I was really worried. I knew something was wrong, but I didn’t know what it was, and he wasn’t talking. Fortunately, one thing I had going for us was our community of friends I had built over all these years. I was getting some information from my friends and the parents of his friends. I was hearing about things that were going on in school. I knew more about his days than he thought I knew. People who care about him were keeping tabs to make sure he was OK.
After three weeks of this, we hit a low. We found out that he wasn’t turning in homework and was failing two classes. The classes he was passing were barely passing. On our lowest day, we had a pig emergency at home, and when I yelled for some help, he chose to go back to bed instead. My patience was all used up. After the emergency, I went to his room and let him have it. At one point I told him, “I know something is wrong. Either figure it out and tell me what it is, or give me some clues so we can figure it out together, because we cannot go on like this!” I then stomped out of the room.
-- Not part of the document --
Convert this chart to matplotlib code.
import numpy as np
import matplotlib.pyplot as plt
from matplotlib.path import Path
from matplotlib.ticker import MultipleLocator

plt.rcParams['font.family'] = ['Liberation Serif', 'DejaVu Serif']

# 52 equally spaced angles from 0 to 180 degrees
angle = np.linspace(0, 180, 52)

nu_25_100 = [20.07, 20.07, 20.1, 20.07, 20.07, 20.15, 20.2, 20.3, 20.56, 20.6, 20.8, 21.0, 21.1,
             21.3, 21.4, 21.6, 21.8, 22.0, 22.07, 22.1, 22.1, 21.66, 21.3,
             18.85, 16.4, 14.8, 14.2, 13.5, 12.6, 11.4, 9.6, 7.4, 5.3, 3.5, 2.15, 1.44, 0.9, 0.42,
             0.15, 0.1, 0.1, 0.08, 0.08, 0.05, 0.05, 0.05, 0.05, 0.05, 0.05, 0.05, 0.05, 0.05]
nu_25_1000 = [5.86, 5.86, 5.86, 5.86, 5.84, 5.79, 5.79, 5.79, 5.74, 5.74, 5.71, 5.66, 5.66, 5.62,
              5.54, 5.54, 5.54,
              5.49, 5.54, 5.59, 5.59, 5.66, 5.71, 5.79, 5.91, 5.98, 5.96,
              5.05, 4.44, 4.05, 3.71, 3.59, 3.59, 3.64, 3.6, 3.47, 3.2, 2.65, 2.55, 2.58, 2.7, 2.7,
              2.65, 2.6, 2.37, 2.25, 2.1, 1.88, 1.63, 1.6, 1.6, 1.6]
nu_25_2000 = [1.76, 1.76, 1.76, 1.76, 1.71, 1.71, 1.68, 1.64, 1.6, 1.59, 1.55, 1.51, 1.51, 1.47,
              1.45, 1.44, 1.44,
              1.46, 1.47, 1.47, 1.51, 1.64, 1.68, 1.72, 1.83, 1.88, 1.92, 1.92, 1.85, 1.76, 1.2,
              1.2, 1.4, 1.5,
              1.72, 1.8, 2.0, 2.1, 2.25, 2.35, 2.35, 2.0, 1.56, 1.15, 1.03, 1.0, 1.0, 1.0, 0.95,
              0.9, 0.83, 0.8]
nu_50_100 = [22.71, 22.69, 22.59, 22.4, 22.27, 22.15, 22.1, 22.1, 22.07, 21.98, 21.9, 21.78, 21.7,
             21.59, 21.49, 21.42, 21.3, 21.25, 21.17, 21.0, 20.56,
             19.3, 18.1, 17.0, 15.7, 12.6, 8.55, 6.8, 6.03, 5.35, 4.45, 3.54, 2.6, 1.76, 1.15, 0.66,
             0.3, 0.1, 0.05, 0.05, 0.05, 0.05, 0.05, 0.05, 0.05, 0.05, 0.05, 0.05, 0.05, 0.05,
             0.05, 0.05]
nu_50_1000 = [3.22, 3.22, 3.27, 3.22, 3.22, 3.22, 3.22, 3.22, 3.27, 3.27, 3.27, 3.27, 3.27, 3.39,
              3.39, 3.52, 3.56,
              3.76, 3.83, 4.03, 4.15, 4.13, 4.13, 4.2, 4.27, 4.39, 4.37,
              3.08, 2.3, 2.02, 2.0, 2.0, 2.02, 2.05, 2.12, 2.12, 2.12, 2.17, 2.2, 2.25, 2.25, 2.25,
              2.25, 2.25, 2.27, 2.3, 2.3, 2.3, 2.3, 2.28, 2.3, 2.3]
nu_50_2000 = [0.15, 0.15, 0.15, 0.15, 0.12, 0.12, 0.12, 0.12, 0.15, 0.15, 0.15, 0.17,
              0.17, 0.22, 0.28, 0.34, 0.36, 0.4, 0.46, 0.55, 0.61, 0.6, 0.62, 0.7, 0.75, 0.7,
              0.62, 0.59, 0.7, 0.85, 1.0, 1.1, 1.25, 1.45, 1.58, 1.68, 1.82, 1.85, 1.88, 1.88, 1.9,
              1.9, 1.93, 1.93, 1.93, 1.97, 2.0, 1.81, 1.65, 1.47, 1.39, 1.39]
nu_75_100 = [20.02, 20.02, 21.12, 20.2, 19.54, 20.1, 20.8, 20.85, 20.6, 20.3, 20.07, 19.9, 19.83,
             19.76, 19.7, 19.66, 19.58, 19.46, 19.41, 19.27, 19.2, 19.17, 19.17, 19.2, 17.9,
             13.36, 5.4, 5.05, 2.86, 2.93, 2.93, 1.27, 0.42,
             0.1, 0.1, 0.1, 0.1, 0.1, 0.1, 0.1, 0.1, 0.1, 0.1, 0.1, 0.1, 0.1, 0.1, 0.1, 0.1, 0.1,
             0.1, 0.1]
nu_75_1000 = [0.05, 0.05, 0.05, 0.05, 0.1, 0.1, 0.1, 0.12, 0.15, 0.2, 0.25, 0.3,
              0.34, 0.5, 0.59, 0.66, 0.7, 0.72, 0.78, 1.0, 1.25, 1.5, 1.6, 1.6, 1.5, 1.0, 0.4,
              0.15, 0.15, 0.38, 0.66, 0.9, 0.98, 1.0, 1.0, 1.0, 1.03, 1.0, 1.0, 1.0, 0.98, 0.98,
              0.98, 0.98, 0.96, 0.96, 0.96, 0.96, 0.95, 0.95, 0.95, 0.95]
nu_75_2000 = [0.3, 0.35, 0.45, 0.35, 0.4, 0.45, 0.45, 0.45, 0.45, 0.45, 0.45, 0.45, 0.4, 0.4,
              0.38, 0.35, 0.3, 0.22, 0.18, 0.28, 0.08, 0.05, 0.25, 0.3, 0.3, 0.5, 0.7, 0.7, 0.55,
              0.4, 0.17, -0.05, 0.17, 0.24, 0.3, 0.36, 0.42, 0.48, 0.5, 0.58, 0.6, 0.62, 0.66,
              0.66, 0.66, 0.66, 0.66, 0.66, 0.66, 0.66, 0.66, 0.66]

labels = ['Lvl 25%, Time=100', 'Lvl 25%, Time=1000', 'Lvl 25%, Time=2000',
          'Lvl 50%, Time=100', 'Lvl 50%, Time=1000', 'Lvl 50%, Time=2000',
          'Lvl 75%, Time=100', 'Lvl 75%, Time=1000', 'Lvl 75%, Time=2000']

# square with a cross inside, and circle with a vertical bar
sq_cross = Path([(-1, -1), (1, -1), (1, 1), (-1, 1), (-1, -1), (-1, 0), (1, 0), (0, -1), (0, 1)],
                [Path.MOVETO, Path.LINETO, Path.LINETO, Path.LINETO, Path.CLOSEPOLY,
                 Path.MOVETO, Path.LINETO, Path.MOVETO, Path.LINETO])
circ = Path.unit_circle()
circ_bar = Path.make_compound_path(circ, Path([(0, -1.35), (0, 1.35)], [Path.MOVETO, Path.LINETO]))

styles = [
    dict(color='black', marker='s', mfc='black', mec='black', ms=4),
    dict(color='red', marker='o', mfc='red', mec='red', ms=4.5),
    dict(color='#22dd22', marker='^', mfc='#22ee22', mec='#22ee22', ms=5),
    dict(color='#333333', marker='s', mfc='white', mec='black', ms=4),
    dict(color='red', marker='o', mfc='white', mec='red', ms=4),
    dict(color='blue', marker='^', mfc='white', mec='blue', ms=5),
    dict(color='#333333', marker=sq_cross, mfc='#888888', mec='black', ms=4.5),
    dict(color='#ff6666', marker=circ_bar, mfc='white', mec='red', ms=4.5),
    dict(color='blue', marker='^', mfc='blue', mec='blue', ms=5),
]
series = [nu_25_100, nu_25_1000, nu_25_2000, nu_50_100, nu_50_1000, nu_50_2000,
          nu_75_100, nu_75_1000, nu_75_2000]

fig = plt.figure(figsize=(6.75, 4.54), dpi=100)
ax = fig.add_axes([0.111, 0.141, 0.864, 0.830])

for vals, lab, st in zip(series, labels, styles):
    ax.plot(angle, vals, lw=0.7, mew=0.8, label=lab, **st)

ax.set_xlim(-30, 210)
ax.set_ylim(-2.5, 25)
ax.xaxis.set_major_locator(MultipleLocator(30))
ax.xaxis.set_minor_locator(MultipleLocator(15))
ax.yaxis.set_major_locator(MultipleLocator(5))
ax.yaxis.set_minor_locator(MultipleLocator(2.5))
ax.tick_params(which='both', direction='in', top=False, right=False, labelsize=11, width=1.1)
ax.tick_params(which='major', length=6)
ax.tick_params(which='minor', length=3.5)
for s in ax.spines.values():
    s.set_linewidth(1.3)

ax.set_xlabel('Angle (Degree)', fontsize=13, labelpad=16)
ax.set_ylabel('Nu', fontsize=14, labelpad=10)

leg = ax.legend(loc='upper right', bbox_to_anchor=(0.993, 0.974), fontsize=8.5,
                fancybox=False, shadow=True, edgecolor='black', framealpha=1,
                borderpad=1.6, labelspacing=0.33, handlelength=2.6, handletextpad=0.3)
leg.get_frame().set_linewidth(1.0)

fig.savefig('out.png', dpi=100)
Later that day, I went back to talk with him in a much calmer manner. We hashed it all out, talking about how overwhelmed he was, how much harder school was. He has always been a very laid-back kid, never causing me any trouble by throwing temper tantrums or arguing with me. That laid-back attitude was coming around to bite him in the butt. His inability to think outside the box and figure out a solution to his problems rendered him immobile, and as a result, failing.
The biggest revelation in our talk, though, had nothing really to do with school. The words, “I miss you” actually came out of his mouth. Through all these weeks, he wanted desperately to talk with me. He wanted to talk with me without interruptions from his siblings. He wanted to talk with me without fear of being scolded for something he failed to do. It never crossed his mind to simply ask me.
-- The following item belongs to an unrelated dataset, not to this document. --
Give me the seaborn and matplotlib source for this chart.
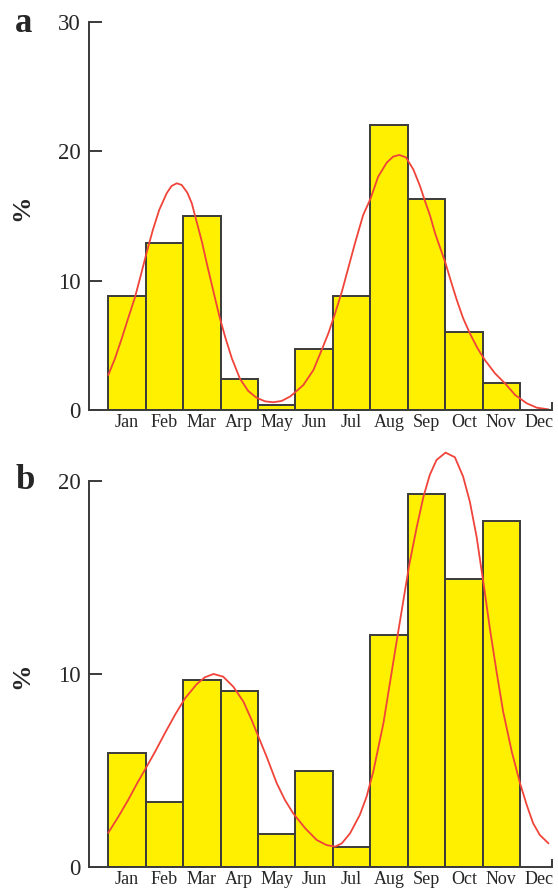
import matplotlib.pyplot as plt
import seaborn as sns

# Monthly share (%) - panel a and panel b
months = ['Jan', 'Feb', 'Mar', 'Arp', 'May', 'Jun', 'Jul', 'Aug', 'Sep', 'Oct', 'Nov', 'Dec']
bar_months = months[:11]

pct_a = [8.8, 12.9, 15.0, 2.4, 0.4, 4.7, 8.8, 22.0, 16.3, 6.0, 2.1]
pct_b = [5.9, 3.4, 9.7, 9.1, 1.7, 5.0, 1.05, 12.0, 19.3, 14.9, 17.9]

# fitted curves (x in month positions, Jan = 0)
fit_a_x = [-0.50, -0.32, -0.14, 0.03, 0.21, 0.37, 0.53, 0.69, 0.86, 1.06, 1.19, 1.33,
           1.46, 1.61, 1.73, 1.86, 2.00, 2.13, 2.31, 2.47, 2.62, 2.80, 3.02, 3.24,
           3.46, 3.69, 3.91, 4.13, 4.35, 4.44, 4.71, 4.98, 5.20, 5.38, 5.56, 5.74,
           5.91, 6.09, 6.31, 6.51, 6.71, 6.94, 7.11, 7.27, 7.45, 7.65, 7.83, 7.96,
           8.10, 8.23, 8.51, 8.66, 8.81, 8.98, 9.16, 9.36, 9.56, 9.83, 10.10, 10.37,
           10.68, 10.95, 11.26]
fit_a_y = [2.71, 4.00, 5.54, 7.09, 8.69, 10.44, 12.24, 13.92, 15.47, 16.76, 17.32, 17.53,
           17.40, 16.81, 15.99, 14.56, 13.02, 11.35, 9.15, 7.22, 5.67, 4.00, 2.40, 1.47,
           0.95, 0.67, 0.60, 0.70, 1.03, 1.24, 1.93, 3.09, 4.64, 5.93, 7.48, 9.15,
           10.96, 12.89, 15.08, 16.37, 18.04, 19.13, 19.59, 19.72, 19.54, 18.60, 17.30, 16.16,
           15.00, 13.67, 11.35, 9.90, 8.51, 7.10, 5.93, 4.80, 3.87, 2.84, 2.06, 1.16,
           0.52, 0.18, 0.05]

fit_b_x = [-0.50, -0.23, 0.03, 0.26, 0.50, 0.75, 1.01, 1.28, 1.55, 1.86, 2.08, 2.31,
           2.57, 2.84, 3.11, 3.33, 3.51, 3.73, 4.00, 4.22, 4.44, 4.76, 5.07, 5.33,
           5.56, 5.74, 5.96, 6.22, 6.40, 6.58, 6.85, 7.21, 7.54, 7.74, 7.92, 8.09,
           8.27, 8.51, 8.76, 8.98, 9.16, 9.34, 9.55, 9.70, 9.88, 10.05, 10.28, 10.50,
           10.68, 10.85, 11.03, 11.26]
fit_b_y = [1.79, 2.62, 3.48, 4.31, 5.12, 5.98, 6.93, 7.88, 8.74, 9.47, 9.83, 10.00,
           9.86, 9.34, 8.57, 7.62, 6.76, 5.72, 4.35, 3.48, 2.79, 2.02, 1.41, 1.15,
           1.07, 1.24, 1.76, 2.71, 3.65, 4.95, 7.45, 11.76, 15.64, 17.59, 19.17, 20.30,
           21.07, 21.45, 21.21, 20.21, 18.91, 17.10, 14.35, 12.28, 10.04, 8.05, 5.98, 4.35,
           3.22, 2.28, 1.67, 1.24]

yellow = '#FFF000'
edge = '#3a3a3a'
red = '#F0443A'

sns.set_style('ticks')
plt.rcParams['font.family'] = ['Liberation Serif', 'DejaVu Serif']


def draw_panel(ax, vals, cx, cy, ymax, spine_top, yticks):
    sns.barplot(x=bar_months, y=vals, color=yellow, saturation=1, width=1.0,
                edgecolor=edge, linewidth=1.4, ax=ax)
    sns.lineplot(x=cx, y=cy, color=red, linewidth=1.3, sort=False,
                 estimator=None, ax=ax)
    ax.set_xlim(-1.016, 11.354)
    ax.set_ylim(0, ymax)
    ax.set_xticks(range(12))
    ax.set_xticklabels(months)
    ax.set_xticks([11.354], minor=True)
    ax.set_yticks(yticks)
    ax.tick_params(axis='x', which='major', length=0, pad=3, labelsize=13)
    ax.tick_params(axis='x', which='minor', direction='in', length=6, width=1.4, color=edge)
    ax.tick_params(axis='y', direction='in', length=9, width=1.4, pad=6,
                   labelsize=16.5, color=edge)
    ax.set_xlabel('')
    ax.set_ylabel('')
    for s in ['top', 'right']:
        ax.spines[s].set_visible(False)
    for s in ['left', 'bottom']:
        ax.spines[s].set_linewidth(1.4)
        ax.spines[s].set_color(edge)
    ax.spines['left'].set_bounds(0, spine_top)


fig = plt.figure(figsize=(5.58, 8.9), dpi=100)
ax1 = fig.add_axes([0.1595, 0.5393, 0.8297, 0.436])
ax2 = fig.add_axes([0.1595, 0.0255, 0.8297, 0.4779])

draw_panel(ax1, pct_a, fit_a_x, fit_a_y, 30, 30, [0, 10, 20, 30])
draw_panel(ax2, pct_b, fit_b_x, fit_b_y, 22, 20, [0, 10, 20])

fig.text(15 / 558, 1 - 31.5 / 890, 'a', fontsize=25, fontweight='bold', va='baseline')
fig.text(15 / 558, 1 - 489 / 890, 'b', fontsize=25, fontweight='bold', va='baseline')
fig.text(22 / 558, 1 - 208 / 890, '%', rotation=90, fontsize=19, fontweight='bold',
         ha='center', va='center')
fig.text(22 / 558, 1 - 676 / 890, '%', rotation=90, fontsize=19, fontweight='bold',
         ha='center', va='center')

fig.savefig('out.png', dpi=100)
Since our talk, things have gotten much better. After the other kids go to bed, he and I have a bit of time together, just talking about whatever is on his mind. He’s been working very hard to dig his way out of the academic holes he’s dug for himself. Asking for help when he needs it has become the norm. Too bad he doesn’t always realize he needs it.
He’s never really had to study before, and has never had trouble understanding the material worked on in school. Last week, he got a zero on a math assignment, even though he had done it and turned it in. He said he thought he knew what he was doing, so didn’t ask for help. When I asked why he didn’t check his answers in the back of the book as he went along to make sure he was doing it correctly, he replied, “That would be cheating. I can’t look at the answers!”
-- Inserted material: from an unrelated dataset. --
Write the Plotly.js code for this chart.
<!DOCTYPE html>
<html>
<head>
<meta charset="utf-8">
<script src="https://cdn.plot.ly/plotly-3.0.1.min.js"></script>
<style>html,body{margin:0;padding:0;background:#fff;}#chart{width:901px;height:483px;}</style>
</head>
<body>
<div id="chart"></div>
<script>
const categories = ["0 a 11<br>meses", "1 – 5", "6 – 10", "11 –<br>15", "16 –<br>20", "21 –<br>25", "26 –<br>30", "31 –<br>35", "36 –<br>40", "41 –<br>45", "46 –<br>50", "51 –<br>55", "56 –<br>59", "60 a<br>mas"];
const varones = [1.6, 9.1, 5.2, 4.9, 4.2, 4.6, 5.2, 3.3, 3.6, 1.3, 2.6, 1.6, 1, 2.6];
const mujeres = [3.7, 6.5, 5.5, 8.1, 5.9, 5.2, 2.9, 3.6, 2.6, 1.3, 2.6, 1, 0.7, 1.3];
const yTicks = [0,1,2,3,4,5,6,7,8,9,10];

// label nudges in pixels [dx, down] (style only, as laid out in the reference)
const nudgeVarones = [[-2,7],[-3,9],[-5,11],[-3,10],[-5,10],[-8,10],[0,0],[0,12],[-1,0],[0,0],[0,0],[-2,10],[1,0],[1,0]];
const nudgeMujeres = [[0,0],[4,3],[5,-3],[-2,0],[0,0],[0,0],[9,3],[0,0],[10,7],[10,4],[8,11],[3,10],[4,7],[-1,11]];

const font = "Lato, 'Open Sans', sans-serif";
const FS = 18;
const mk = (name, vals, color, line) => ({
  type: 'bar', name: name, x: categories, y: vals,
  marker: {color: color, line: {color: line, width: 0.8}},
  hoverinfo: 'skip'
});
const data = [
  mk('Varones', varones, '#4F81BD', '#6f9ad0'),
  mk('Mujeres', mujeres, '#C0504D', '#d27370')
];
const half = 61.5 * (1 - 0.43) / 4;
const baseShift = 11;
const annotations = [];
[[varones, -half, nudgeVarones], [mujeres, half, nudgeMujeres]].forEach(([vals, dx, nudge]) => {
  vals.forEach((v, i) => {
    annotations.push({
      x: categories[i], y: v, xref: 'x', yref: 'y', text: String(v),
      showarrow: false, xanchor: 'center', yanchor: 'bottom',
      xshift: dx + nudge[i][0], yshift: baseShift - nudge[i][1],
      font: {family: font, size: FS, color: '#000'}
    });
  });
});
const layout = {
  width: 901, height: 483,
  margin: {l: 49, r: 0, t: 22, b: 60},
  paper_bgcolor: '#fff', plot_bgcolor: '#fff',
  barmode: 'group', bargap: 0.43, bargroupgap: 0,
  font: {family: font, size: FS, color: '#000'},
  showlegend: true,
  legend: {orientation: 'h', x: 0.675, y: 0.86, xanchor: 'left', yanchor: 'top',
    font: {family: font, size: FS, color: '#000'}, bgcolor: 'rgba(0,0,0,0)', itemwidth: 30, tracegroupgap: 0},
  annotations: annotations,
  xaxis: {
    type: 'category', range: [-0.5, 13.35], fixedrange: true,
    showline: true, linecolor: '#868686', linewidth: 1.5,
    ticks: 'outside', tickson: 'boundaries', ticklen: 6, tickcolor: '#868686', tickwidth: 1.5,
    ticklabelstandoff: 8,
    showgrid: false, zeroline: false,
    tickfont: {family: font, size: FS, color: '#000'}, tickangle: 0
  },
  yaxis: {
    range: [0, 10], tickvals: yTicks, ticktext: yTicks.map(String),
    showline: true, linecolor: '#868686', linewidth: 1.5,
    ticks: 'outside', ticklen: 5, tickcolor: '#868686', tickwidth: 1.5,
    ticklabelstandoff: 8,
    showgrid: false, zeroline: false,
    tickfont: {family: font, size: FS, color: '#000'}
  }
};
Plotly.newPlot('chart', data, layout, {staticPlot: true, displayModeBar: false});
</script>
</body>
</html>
Clearly, we still have a long way to go, but we’re on the right track. Plenty more Big Things are going to come up, and we have things in place to help get us through them. (I say get “us” through them, because some of these Big Things I’ve been dreading for years. Namely, his interests in a girlfriend. My husband and I met when I was a 15 year old freshman. I am most certainly going to have to “get through” this.)
We can’t go back in time and do things differently. We can only go from where we are now, and pray that we do it right.
However, I am kind of going back in time without him.
While my oldest boy treads through the murky waters of high school, one of his younger brothers is of the “uses his thumb” age and has begun kindergarten. Not only do the two of them look almost identical, they have very similar personalities. You can bet your bottom dollar I will be doing things differently this time around. I will most certainly be doing a better job of teaching him how to identify problems and come up with solutions. I will be sure to prioritize a more consistent one-on-one time, so we can work through any difficulties he comes across.
|Now: Turken at ‘one thumb’ old
I will be sure he knows how to check his answers in the back of the book.